Under Iowa law, other canons of interpretation should be used to resolve an ambiguity before parol evidence may be introduced. Other rules of contract interpretation include: a contract must be construed as a whole; a court requires a fair and reasonable construction; the contract should avoid illegality; the interpretation must account for surrounding circumstances; and the parties' own practical construction is relevant. Iowa also applies the rule requiring the court to construe terms against the drafter of the instrument (contra proferentem); it favors specific terms over general terms; and it favors handwriting to typing and typing to printing. 

Facts:

The supplier extended nearly $3 million in credit pursuant to its security agreement to the debtor.

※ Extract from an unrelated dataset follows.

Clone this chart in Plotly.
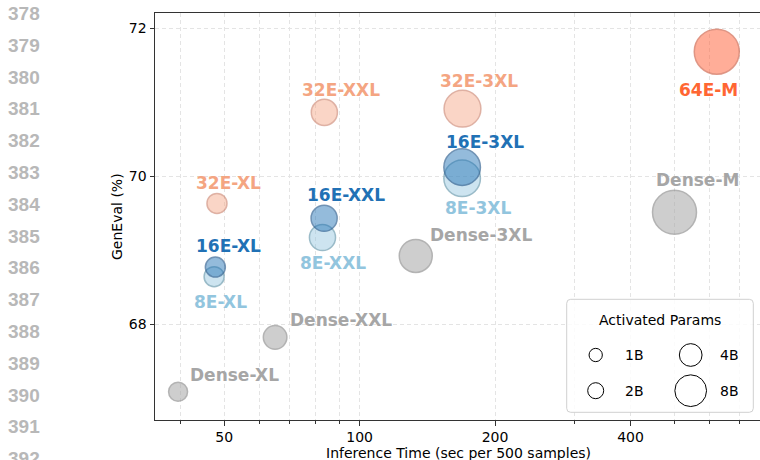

The controlling agreement contained an after-acquired clause. The bank also extended over $1 million under a later recorded security agreement. Both creditors of the debtor were governed by Article 9 of the Uniform Commercial Code. When the bankrupt debtor could no longer pay its debts, both creditors claimed the limited inventory of the debtor was secured by their respective agreements. The supplier claimed its collateral included all inventory, whether provided by the supplier or not. The bank disagreed. The bankruptcy court found that the supplier's after-acquired clause was ambiguous, because of an unclear double modifier, and construed the agreement in favor of the bank. On appeal, however, the district court reversed the order of the bankruptcy court. The district court found that the supplier, another secured creditor, held a prior security interest in all of debtor's inventory, whether acquired from that creditor or not. The bank appealed, claiming the supplier's security agreement was ambiguous.

Issue:

Was the supplier's security agreement was ambiguous?

Answer:

Yes.

Conclusion:

The judgment of the district court was reversed, and the case was remanded to the bankruptcy court. The court of appeals agreed with the bankruptcy court's interpretation. The security agreement drafted by the supplier should be construed against it under Iowa law. The agreement as written and supplemented by a letter, did not give notice to subsequent creditors that the supplier's collateral extended beyond its own products.